By Rex Gowar
BUENOS AIRES (Reuters) - Argentina’s Jaguares have strength in depth and will be able to cope without suspended flyhalf Nicolas Sanchez as they look to build on their fine start to this year's Super Rugby against the Cheetahs on Saturday, flanker Pablo Matera told Reuters.
Sanchez was given a one-week ban after being cited following the Jaguares’ 36-24 Super Rugby home win over the Lions last Saturday for a dangerous tackle on wing Anthony Volmink.
Jaguares coach Raul Perez has options in reserve and could replace Sanchez at flyhalf with veteran Juan Martin Hernandez, newcomer Joaquin Diaz Bonilla or Santiago Gonzalez Iglesias for the match against the South African side at Velez Sarsfield.
“Nico Sanchez is really important for us, he’s one of the leaders on the field and in the team so we’re going to miss him a lot but we have a lot of players this year that are playing at a great level so we’re going to be good,” former Leicester Tigers flanker Matera said after Tuesday’s practice in Buenos Aires.
The Jaguares have made an excellent start to this year's Super Rugby campaign with wins against the Kings and Lions either side of a narrow loss to the Stormers in Cape Town.
Matera believes a kinder fixture list than last season, when he says they covered more air miles than any other team, could work in their favour.
“We’re lucky this year with the fixtures; we don’t have to go to Japan, we have a few more games playing at home so we have better fixtures than last year,” said Matera.
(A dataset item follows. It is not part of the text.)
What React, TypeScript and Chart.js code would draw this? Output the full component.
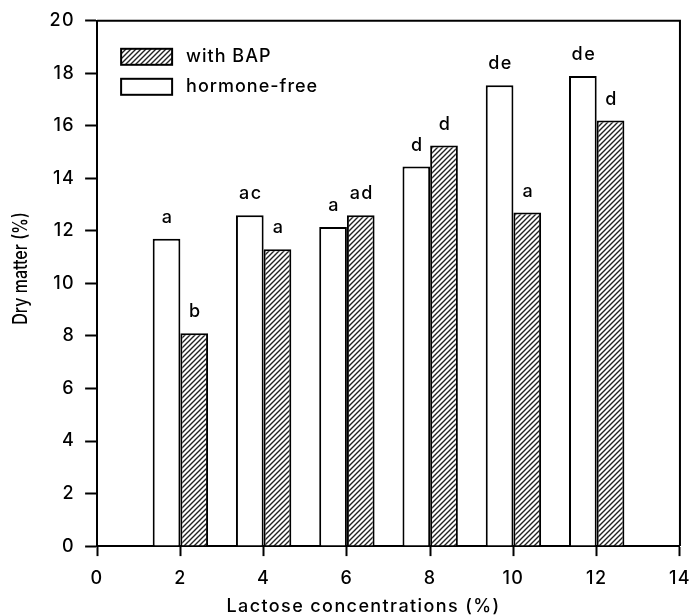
import React, { useEffect, useRef } from 'react';
import { Chart, registerables } from 'chart.js';

Chart.register(...registerables);

// Lactose concentration (%) for each pair of bars
const lactose = [2, 4, 6, 8, 10, 12];
// Dry matter (%)
const hormoneFree = [11.7, 12.6, 12.15, 14.45, 17.55, 17.9];
const withBAP = [8.1, 11.3, 12.6, 15.25, 12.7, 16.2];
// Significance letters above bars
const hormoneFreeLetters = ['a', 'ac', 'a', 'd', 'de', 'de'];
const withBAPLetters = ['b', 'a', 'ad', 'd', 'a', 'd'];
// Axis ranges and titles
const xRange = [0, 14];
const yRange = [0, 20];
const tickStep = 2;
const xTitle = 'Lactose concentrations (%)';
const yTitle = 'Dry matter (%)';

const FONT = "Inter, 'Liberation Sans', Arial, sans-serif";
const WEIGHT = 500;
const SPACING = '1.4px';

function makeHatch(ctx: CanvasRenderingContext2D): CanvasPattern | string {
  const tile = document.createElement('canvas');
  const s = 5;
  tile.width = s;
  tile.height = s;
  const t = tile.getContext('2d')!;
  t.fillStyle = '#ffffff';
  t.fillRect(0, 0, s, s);
  t.strokeStyle = '#222';
  t.lineWidth = 1.4;
  t.beginPath();
  for (let k = -1; k <= 1; k++) {
    t.moveTo(-1 + k * s, s + 1);
    t.lineTo(s + 1 + k * s, -1);
  }
  t.stroke();
  return ctx.createPattern(tile, 'repeat') || '#888';
}

export default function App() {
  const ref = useRef<HTMLCanvasElement | null>(null);

  useEffect(() => {
    const canvas = ref.current;
    if (!canvas) return;
    const ctx = canvas.getContext('2d')!;
    const hatch = makeHatch(ctx);
    const letters = [hormoneFreeLetters, withBAPLetters];
    const font = { family: FONT, size: 18, weight: WEIGHT };

    const spacingPlugin = {
      id: 'spacing',
      beforeLayout(chart: any) {
        chart.ctx.letterSpacing = SPACING;
      },
      beforeDraw(chart: any) {
        chart.ctx.letterSpacing = SPACING;
      },
    };

    const framePlugin = {
      id: 'frame',
      afterDraw(chart: any) {
        const { ctx: c, chartArea: a } = chart;
        c.save();
        c.strokeStyle = '#000';
        c.lineWidth = 2;
        c.beginPath();
        c.moveTo(a.left, a.top);
        c.lineTo(a.right, a.top);
        c.lineTo(a.right, a.bottom);
        c.stroke();
        c.restore();
      },
    };

    const titlesPlugin = {
      id: 'axisTitles',
      afterDraw(chart: any) {
        const c = chart.ctx;
        const a = chart.chartArea;
        c.save();
        c.fillStyle = '#000';
        c.textAlign = 'center';
        c.textBaseline = 'middle';
        // x title
        c.letterSpacing = SPACING;
        c.font = `${WEIGHT} 18px ${FONT}`;
        c.fillText(xTitle, (a.left + a.right) / 2 - 25, chart.height - 9);
        // y title (rotated, glyphs widened like the horizontal text)
        c.letterSpacing = '0px';
        c.font = `${WEIGHT} 16px ${FONT}`;
        c.translate(a.left - 76, (a.top + a.bottom) / 2 - 15);
        c.rotate(-Math.PI / 2);
        c.scale(1, 1.22);
        c.fillText(yTitle, 0, 0);
        c.restore();
      },
    };

    const lettersPlugin = {
      id: 'letters',
      afterDatasetsDraw(chart: any) {
        const c = chart.ctx;
        c.save();
        c.letterSpacing = SPACING;
        c.fillStyle = '#000';
        c.font = `${WEIGHT} 18px ${FONT}`;
        c.textAlign = 'center';
        c.textBaseline = 'alphabetic';
        chart.data.datasets.forEach((_: any, di: number) => {
          const meta = chart.getDatasetMeta(di);
          meta.data.forEach((el: any, i: number) => {
            const txt = letters[di][i];
            if (txt) c.fillText(txt, el.x + 1, el.y - 16);
          });
        });
        c.restore();
      },
    };

    const legendPlugin = {
      id: 'insideLegend',
      afterDraw(chart: any) {
        const c = chart.ctx;
        const a = chart.chartArea;
        const order = [1, 0];
        c.save();
        c.letterSpacing = '1px';
        c.font = `${WEIGHT} 18px ${FONT}`;
        c.textAlign = 'left';
        c.textBaseline = 'middle';
        order.forEach((di, row) => {
          const ds = chart.data.datasets[di];
          const x = a.left + 24;
          const y = a.top + 28 + row * 30;
          c.fillStyle = ds.backgroundColor;
          c.fillRect(x, y, 51, 16);
          c.strokeStyle = '#000';
          c.lineWidth = 2;
          c.strokeRect(x, y, 51, 16);
          c.fillStyle = '#000';
          c.fillText(ds.label, x + 65, y + 8);
        });
        c.restore();
      },
    };

    const chart = new Chart(canvas, {
      type: 'bar',
      data: {
        datasets: [
          {
            label: 'hormone-free',
            data: lactose.map((x, i) => ({ x, y: hormoneFree[i] })),
            backgroundColor: '#ffffff',
            borderColor: '#000000',
            borderWidth: 2,
            categoryPercentage: 0.665,
            barPercentage: 1,
          },
          {
            label: 'with BAP',
            data: lactose.map((x, i) => ({ x, y: withBAP[i] })),
            backgroundColor: hatch as any,
            borderColor: '#000000',
            borderWidth: 2,
            categoryPercentage: 0.665,
            barPercentage: 1,
          },
        ],
      },
      options: {
        animation: false,
        responsive: true,
        maintainAspectRatio: false,
        layout: { padding: { left: 9, right: 8, top: 16, bottom: 0 } },
        font: font as any,
        plugins: {
          legend: { display: false },
          tooltip: { enabled: false },
        },
        scales: {
          x: {
            type: 'linear',
            min: xRange[0],
            max: xRange[1],
            offset: false,
            ticks: {
              stepSize: tickStep,
              color: '#000',
              padding: 0,
              font: { ...font, lineHeight: 2.55 },
              maxRotation: 0,
            },
            grid: {
              display: true,
              drawOnChartArea: false,
              drawTicks: true,
              tickLength: 10,
              tickColor: '#000',
              tickWidth: 2,
              offset: false,
            },
            border: { display: true, color: '#000', width: 2 },
            title: {
              display: true,
              text: xTitle,
              color: 'rgba(0,0,0,0)',
              font: { ...font, lineHeight: 1 },
              padding: { top: -4, bottom: 0 },
            },
          },
          y: {
            type: 'linear',
            min: yRange[0],
            max: yRange[1],
            ticks: {
              stepSize: tickStep,
              color: '#000',
              padding: 10,
              font,
            },
            grid: {
              display: true,
              drawOnChartArea: false,
              drawTicks: true,
              tickLength: 12,
              tickColor: '#000',
              tickWidth: 2,
            },
            border: { display: true, color: '#000', width: 2 },
            title: {
              display: true,
              text: yTitle,
              color: 'rgba(0,0,0,0)',
              font,
              padding: { top: 0, bottom: 9 },
            },
          },
        },
      },
      plugins: [spacingPlugin, framePlugin, lettersPlugin, legendPlugin, titlesPlugin],
    } as any);

    return () => chart.destroy();
  }, []);

  return (
    <div style={{ position: 'fixed', left: 0, top: 0, width: 691, height: 616, background: '#fff' }}>
      <canvas ref={ref} />
    </div>
  );
}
“We still have to travel a lot but the tournament is like that and we want to be part of it so it’s more or less the same for every team.”
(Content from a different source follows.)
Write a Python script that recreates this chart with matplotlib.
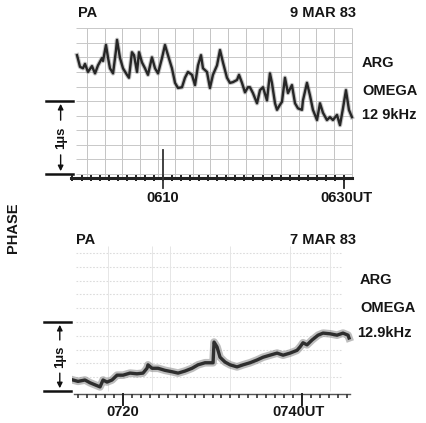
import numpy as np
import matplotlib
matplotlib.use("Agg")
from matplotlib import pyplot as plt
from matplotlib import transforms

# 9 MAR 83: minutes after 0600 UT, phase in microseconds
t_top = [0.50, 0.83, 1.16, 1.38, 1.71, 2.15, 2.49, 2.82, 3.26, 3.37, 3.70, 3.92, 4.14, 4.48,
         4.81, 4.92, 5.25, 5.58, 6.02, 6.24, 6.57, 6.80, 7.13, 7.35, 7.68, 8.01, 8.34, 8.78,
         9.12, 9.45, 9.89, 10.22, 10.55, 10.99, 11.33, 11.66, 12.10, 12.43, 12.76, 13.20,
         13.54, 13.87, 14.20, 14.42, 14.86, 15.19, 15.52, 15.97, 16.30, 16.63, 17.07, 17.40,
         17.73, 18.18, 18.40, 18.73, 19.06, 19.39, 19.61, 19.94, 20.39, 20.72, 21.05, 21.49,
         21.82, 22.04, 22.38, 22.60, 22.93, 23.15, 23.48, 23.81, 24.25, 24.59, 24.92, 25.36,
         25.47, 25.91, 26.24, 26.57, 27.02, 27.35, 27.68, 28.12, 28.45, 28.78, 29.23, 29.56,
         29.89, 30.22, 30.55, 30.88]
p_top = [1.63, 1.47, 1.45, 1.51, 1.40, 1.48, 1.38, 1.49, 1.59, 1.55, 1.77, 1.60, 1.45, 1.38,
         1.70, 1.84, 1.59, 1.45, 1.36, 1.32, 1.67, 1.63, 1.40, 1.67, 1.53, 1.45, 1.36, 1.60,
         1.45, 1.38, 1.59, 1.77, 1.63, 1.45, 1.25, 1.18, 1.19, 1.32, 1.40, 1.36,
         1.22, 1.49, 1.63, 1.45, 1.40, 1.18, 1.36, 1.49, 1.70, 1.53, 1.32, 1.25,
         1.26, 1.29, 1.36, 1.25, 1.12, 1.19, 1.19, 1.11, 0.97, 1.15, 1.19, 1.01,
         1.38, 1.25, 0.97, 0.88, 0.95, 0.99, 1.32, 1.11, 1.22, 0.97, 0.90, 0.88,
         1.01, 1.25, 1.08, 0.88, 0.74, 0.97, 0.84, 0.74, 0.78, 0.74, 0.81, 0.67,
         0.90, 1.15, 0.88, 0.78]

# 7 MAR 83: minutes after 0700 UT, phase in microseconds
t_bot = [14.41, 14.97, 15.75, 16.31, 16.87, 17.43, 17.77, 18.21, 18.77, 19.33, 20.00, 20.78,
         21.56, 22.23, 22.68, 22.79, 23.24, 23.91, 24.69, 25.47, 26.15, 26.93, 27.71, 28.38,
         29.16, 29.72, 30.06, 30.17, 30.50, 30.84, 31.40, 31.96, 32.74, 33.41, 34.19, 34.97,
         35.64, 36.42, 37.21, 37.88, 38.66, 39.44, 39.78, 40.11, 40.56, 41.12, 41.79, 42.35,
         43.13, 43.91, 44.58, 45.14, 45.25]
p_bot = [0.16, 0.14, 0.16, 0.12, 0.09, 0.06, 0.16, 0.13, 0.16, 0.23, 0.23, 0.26,
         0.25, 0.26, 0.33, 0.38, 0.33, 0.33, 0.30, 0.28, 0.26, 0.29, 0.33, 0.38,
         0.41, 0.41, 0.41, 0.71, 0.64, 0.49, 0.42, 0.38, 0.35, 0.38, 0.41, 0.45,
         0.49, 0.52, 0.55, 0.52, 0.55, 0.59, 0.64, 0.70, 0.67, 0.74, 0.81, 0.84,
         0.83, 0.81, 0.84, 0.81, 0.77]

top_labels = ["PA", "9 MAR 83", "ARG", "OMEGA", "12 9kHz", "0610", "0630UT"]
bot_labels = ["PA", "7 MAR 83", "ARG", "OMEGA", "12.9kHz", "0720", "0740UT"]
top_marks = [10, 30]
bot_marks = [20, 40]

W, H = 427, 423
plt.rcParams['font.family'] = ['Liberation Sans', 'DejaVu Sans']
fig = plt.figure(figsize=(W / 100, H / 100), dpi=100)


def rect(l, t, r, b):
    return [l / W, 1 - b / H, (r - l) / W, (b - t) / H]


def ftext(x, y, s, **kw):
    kw.setdefault('fontsize', 10.5)
    kw.setdefault('color', '#151515')
    kw.setdefault('fontweight', 'bold')
    fig.text(x / W, 1 - y / H, s, **kw)


ax1 = fig.add_axes(rect(72, 26, 356, 182))
ax1.set_xlim(-0.055, 31.33)
ax1.set_ylim(-0.11, 2.03)

ax2 = fig.add_axes(rect(72, 240, 356, 400))
ax2.set_xlim(14.30, 46.03)
ax2.set_ylim(-0.13, 2.19)

for ax in (ax1, ax2):
    ax.axis('off')

# chart paper grid, top record
ax1.vlines(np.arange(1.6, 31, 1.95), -0.05, 2.0, color='#c4c4c4', lw=0.7, zorder=1)
ax1.hlines(np.arange(0.0, 2.01, 0.2), 0.4, 30.9, color='#c8c8c8', lw=0.7, zorder=1)

# faint grid, bottom record
ax2.hlines(np.arange(0.2, 2.15, 0.2), 14.8, 44.5, color='#dcdcdc', lw=0.8,
           linestyles=(0, (1.5, 1.5)), zorder=1)
ax2.vlines([18.3, 23.2, 25.25, 32.0, 38.7, 43.1], 0.0, 2.1, color='#e6e6e6', lw=0.7, zorder=1)

# traces
ax1.plot(t_top, p_top, color='#888', lw=3.2, alpha=0.5, zorder=3, solid_joinstyle='round')
ax1.plot(t_top, p_top, color='#262626', lw=1.7, zorder=4, solid_joinstyle='round')
ax2.plot(t_bot, p_bot, color='#888', lw=5.5, alpha=0.55, zorder=3, solid_joinstyle='round')
ax2.plot(t_bot, p_bot, color='#2e2e2e', lw=2.4, zorder=4, solid_joinstyle='round')

# time baselines with minute ticks
mins1 = np.arange(0, 31)
ax1.plot([-0.2, 30.9], [-0.05, -0.05], color='#222', lw=2.2, zorder=5, clip_on=False)
ax1.plot(mins1, np.full(len(mins1), -0.05), ls='none', marker='|', ms=5, mew=1.4,
         color='#222', zorder=5, clip_on=False)
ax1.plot([top_marks[0]] * 2, [0.33, -0.19], color='#333', lw=1.3, zorder=5, clip_on=False)
ax1.plot([top_marks[1]] * 2, [-0.05, -0.19], color='#222', lw=1.3, zorder=5, clip_on=False)

mins2 = np.arange(15, 46)
ax2.plot([14.5, 45.4], [-0.04, -0.04], color='#555', lw=1.0, zorder=5, clip_on=False)
ax2.plot(mins2, np.full(len(mins2), -0.07), ls='none', marker='|', ms=3.5, mew=1.2,
         color='#333', zorder=5, clip_on=False)
for m in bot_marks:
    ax2.plot([m, m], [-0.04, -0.2], color='#222', lw=1.4, zorder=5, clip_on=False)


# 1 microsecond scale brackets
def bracket(ax, x0, x1, xc):
    tr = transforms.blended_transform_factory(ax.transAxes, ax.transData)
    for yv in (0, 1):
        ax.plot([x0, x1], [yv, yv], color='#111', lw=1.8, transform=tr, clip_on=False)
    ax.annotate('', xy=(xc, 1.0), xytext=(xc, 0.7), xycoords=tr, textcoords=tr,
                arrowprops=dict(arrowstyle='-|>', color='#111', lw=1.0, mutation_scale=8))
    ax.annotate('', xy=(xc, 0.0), xytext=(xc, 0.3), xycoords=tr, textcoords=tr,
                arrowprops=dict(arrowstyle='-|>', color='#111', lw=1.0, mutation_scale=8))
    ax.text(xc, 0.5, '1µs', transform=tr, rotation=90, ha='center', va='center',
            fontsize=9.5, color='#111', fontweight='bold')


bracket(ax1, -0.09, 0.005, -0.04)
bracket(ax2, -0.10, -0.005, -0.043)

# labels, top record
ftext(78, 13, top_labels[0], va='center')
ftext(290, 13, top_labels[1], va='center')
ftext(362, 63, top_labels[2], va='center')
ftext(362, 91, top_labels[3], va='center')
ftext(362, 115, top_labels[4], va='center')
ftext(163, 198, top_labels[5], ha='center', va='center')
ftext(320, 198, top_labels[6], va='center')

# labels, bottom record
ftext(76, 240, bot_labels[0], va='center')
ftext(290, 240, bot_labels[1], va='center')
ftext(360, 280, bot_labels[2], va='center')
ftext(360, 308, bot_labels[3], va='center')
ftext(357, 333, bot_labels[4], va='center')
ftext(123, 412, bot_labels[5], ha='center', va='center')
ftext(272, 412, bot_labels[6], va='center')

ftext(13, 228, 'PHASE', rotation=90, ha='center', va='center')

fig.savefig('out.png', dpi=100, facecolor='white')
Super Rugby's governing body, SANZAAR, held talks in London last week and discussed the possibility of reducing the tournament from 18 teams to 16, with one team from Australia and South Africa facing the cut.
While the 23-year-old Matera said he was unaware of developments, he thinks that SANZAAR may look to remove teams who are not developing.
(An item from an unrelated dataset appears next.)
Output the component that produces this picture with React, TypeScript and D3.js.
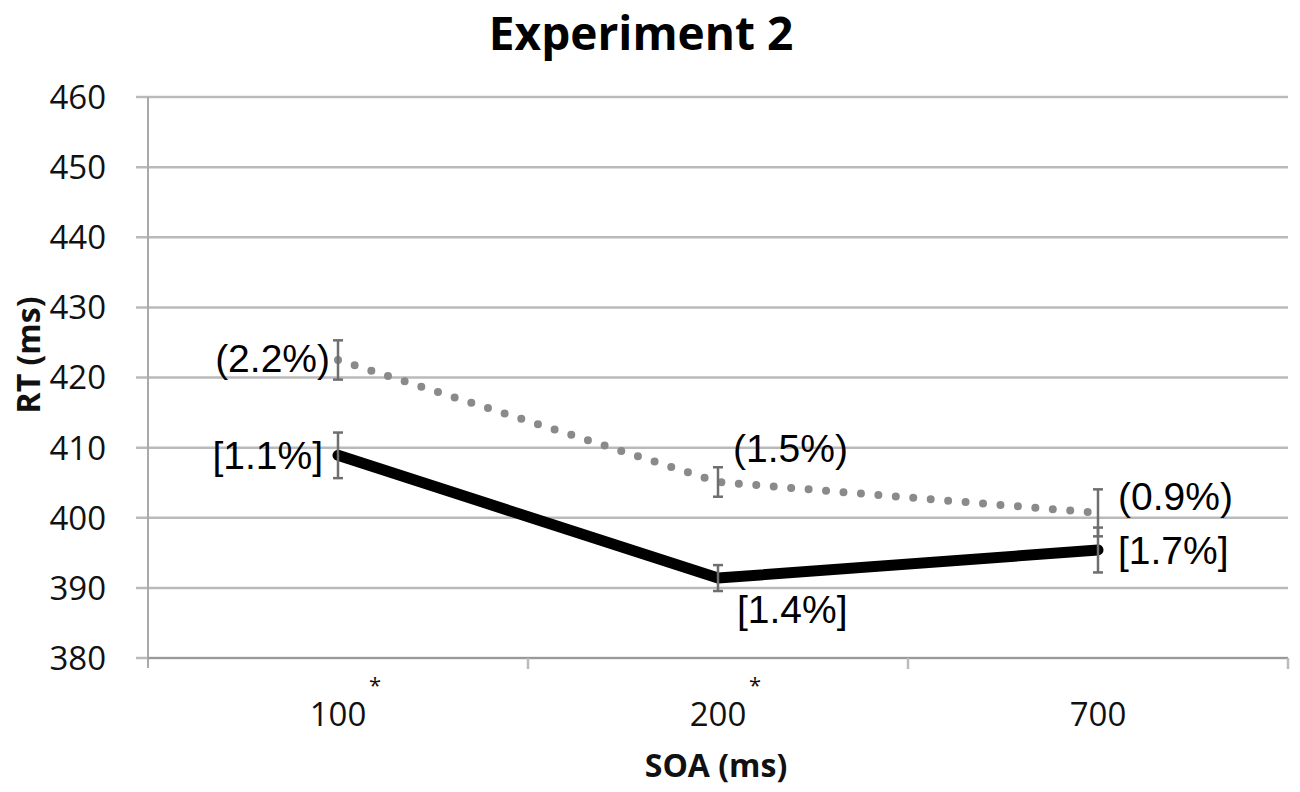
import * as d3 from "d3";
import { useEffect, useRef } from "react";

const categories = ["100", "200", "700"];
const starred = [true, true, false];
const yTicks = [380, 390, 400, 410, 420, 430, 440, 450, 460];

// dotted gray series, labels in parentheses
const dottedMeans = [422.5, 405.1, 400.7];
const dottedErr = [2.8, 2.1, 3.35];
const dottedLabels = ["(2.2%)", "(1.5%)", "(0.9%)"];

// solid black series, labels in brackets
const solidMeans = [408.9, 391.4, 395.4];
const solidErr = [3.25, 1.85, 3.2];
const solidLabels = ["[1.1%]", "[1.4%]", "[1.7%]"];

const App = () => {
  const ref = useRef<SVGSVGElement>(null);

  useEffect(() => {
    const svg = d3.select(ref.current);
    const width = 1300;
    const height = 792;
    const m = { top: 97, right: 12, bottom: 134, left: 148 };
    svg.attr("width", width).attr("height", height);

    const x = d3
      .scaleBand()
      .domain(categories)
      .range([m.left, width - m.right])
      .padding(0);
    const y = d3
      .scaleLinear()
      .domain([380, 460])
      .range([height - m.bottom, m.top]);

    const cx = (i: number) => (x(categories[i]) as number) + x.bandwidth() / 2;

    // gridlines
    svg
      .append("g")
      .selectAll("line")
      .data(yTicks)
      .join("line")
      .attr("x1", m.left - 12)
      .attr("x2", width - m.right)
      .attr("y1", (d) => y(d))
      .attr("y2", (d) => y(d))
      .attr("stroke", "#bababa")
      .attr("stroke-width", 2.5);

    // y axis line
    svg
      .append("line")
      .attr("x1", m.left)
      .attr("x2", m.left)
      .attr("y1", m.top)
      .attr("y2", y(380) + 10)
      .attr("stroke", "#aaa")
      .attr("stroke-width", 2);

    // x axis line + ticks
    svg
      .append("line")
      .attr("x1", m.left)
      .attr("x2", width - m.right)
      .attr("y1", y(380))
      .attr("y2", y(380))
      .attr("stroke", "#999")
      .attr("stroke-width", 2);
    const bounds = categories.map((c) => x(c) as number).concat([width - m.right]);
    svg
      .append("g")
      .selectAll("line")
      .data(bounds.slice(1))
      .join("line")
      .attr("x1", (d) => d)
      .attr("x2", (d) => d)
      .attr("y1", y(380))
      .attr("y2", y(380) + 11)
      .attr("stroke", "#bbb")
      .attr("stroke-width", 2.5);

    // y tick labels
    svg
      .append("g")
      .selectAll("text")
      .data(yTicks)
      .join("text")
      .attr("x", 106)
      .attr("y", (d) => y(d))
      .attr("dy", "0.36em")
      .attr("text-anchor", "end")
      .attr("font-family", "'Open Sans', sans-serif")
      .attr("font-size", 33)
      .attr("fill", "#111")
      .text((d) => d);

    // x tick labels
    svg
      .append("g")
      .selectAll("text")
      .data(categories)
      .join("text")
      .attr("x", (d) => (x(d) as number) + x.bandwidth() / 2)
      .attr("y", 726)
      .attr("text-anchor", "middle")
      .attr("font-family", "'Open Sans', sans-serif")
      .attr("font-size", 33)
      .attr("fill", "#111")
      .text((d) => d);
    svg
      .append("g")
      .selectAll("text")
      .data(categories.filter((_, i) => starred[i]))
      .join("text")
      .attr("x", (d) => (x(d) as number) + x.bandwidth() / 2 + 37)
      .attr("y", 693)
      .attr("text-anchor", "middle")
      .attr("font-family", "'Open Sans', sans-serif")
      .attr("font-size", 22)
      .attr("fill", "#111")
      .text("*");

    // title and axis titles
    svg
      .append("text")
      .attr("x", 641)
      .attr("y", 50)
      .attr("text-anchor", "middle")
      .attr("font-family", "'Open Sans', sans-serif")
      .attr("font-weight", "bold")
      .attr("font-size", 46)
      .attr("fill", "#000")
      .text("Experiment 2");
    svg
      .append("text")
      .attr("x", 716)
      .attr("y", 777)
      .attr("text-anchor", "middle")
      .attr("font-family", "'Open Sans', sans-serif")
      .attr("font-weight", "bold")
      .attr("font-size", 32)
      .attr("fill", "#111")
      .text("SOA (ms)");
    svg
      .append("text")
      .attr("transform", `translate(40,355) rotate(-90)`)
      .attr("text-anchor", "middle")
      .attr("font-family", "'Open Sans', sans-serif")
      .attr("font-weight", "bold")
      .attr("font-size", 32)
      .attr("fill", "#111")
      .text("RT (ms)");

    const line = d3
      .line<number>()
      .x((_, i) => cx(i))
      .y((d) => y(d));

    // dotted series
    svg
      .append("path")
      .attr("d", line(dottedMeans))
      .attr("fill", "none")
      .attr("stroke", "#8a8a8a")
      .attr("stroke-width", 8)
      .attr("stroke-linecap", "round")
      .attr("stroke-dasharray", "0 17.5");

    // solid series
    svg
      .append("path")
      .attr("d", line(solidMeans))
      .attr("fill", "none")
      .attr("stroke", "#000")
      .attr("stroke-width", 11)
      .attr("stroke-linejoin", "round")
      .attr("stroke-linecap", "round");

    // error bars
    const errs = [
      ...dottedMeans.map((v, i) => ({ i, v, e: dottedErr[i] })),
      ...solidMeans.map((v, i) => ({ i, v, e: solidErr[i] })),
    ];
    const eb = svg.append("g").attr("stroke", "#6e6e6e").attr("stroke-width", 2.5);
    errs.forEach(({ i, v, e }) => {
      const px = cx(i);
      eb.append("line")
        .attr("x1", px)
        .attr("x2", px)
        .attr("y1", y(v - e))
        .attr("y2", y(v + e));
      [v - e, v + e].forEach((t) =>
        eb
          .append("line")
          .attr("x1", px - 5)
          .attr("x2", px + 5)
          .attr("y1", y(t))
          .attr("y2", y(t))
      );
    });

    // percentage labels
    const lab = (
      text: string,
      i: number,
      v: number,
      dx: number,
      dy: number,
      anchor: string
    ) =>
      svg
        .append("text")
        .attr("x", cx(i) + dx)
        .attr("y", y(v) + dy)
        .attr("dy", "0.36em")
        .attr("text-anchor", anchor)
        .attr("font-family", "'Liberation Sans', Arial, sans-serif")
        .attr("font-size", 39)
        .attr("fill", "#000")
        .text(text);

    lab(dottedLabels[0], 0, dottedMeans[0], -8, -2, "end");
    lab(solidLabels[0], 0, solidMeans[0], -15, 0, "end");
    lab(dottedLabels[1], 1, dottedMeans[1], 15, -34, "start");
    lab(solidLabels[1], 1, solidMeans[1], 19, 31, "start");
    lab(dottedLabels[2], 2, dottedMeans[2], 20, -17, "start");
    lab(solidLabels[2], 2, solidMeans[2], 20, 0, "start");

    return () => {
      svg.selectAll("*").remove();
    };
  }, []);

  return <svg ref={ref} style={{ display: "block", margin: "-8px" }}></svg>;
};

export default App;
“Obviously this is the most competitive tournament in the world and I’m sure that if any team is not developing as well as SANZAAR wants I think then maybe they will have to leave the tournament,” he said.
“We’re ok at the moment,” he added with a laugh.
The Jaguares virtually double as the Argentina national side and the transition between the two teams proved difficult for players last season as the Pumas struggled to build on the promise they showed in reaching the semi-finals at the 2015 World Cup.
A relatively small pool of players were used to fulfil commitments in Super Rugby for the Jaguares as well as international test matches in June, the tough four-nation Rugby Championship and then a November tour of Japan and Europe.
Their exhaustion eventually showed.
“Last year it was a little bit complicated because we planned a very different strategy with Jaguares than with the Pumas,” Matera said.
“I think now as we are in our second year we hopefully will be a little more experienced about it and are going to make the change from one team to the other quicker and adapt faster.
“Obviously it’s different to playing with Jaguares than the Pumas, it’s a different pressure and a different type of rugby too...
“The defences (in Super Rugby) are so good that if you don’t play as fast as possible you don’t get to … have line breaks, that’s why you risk a bit more because you need faster balls to have more chances,” Matera said.
“When you play international rugby you’re still looking to be fast but still a little bit slower with more strategy and not risking so much.”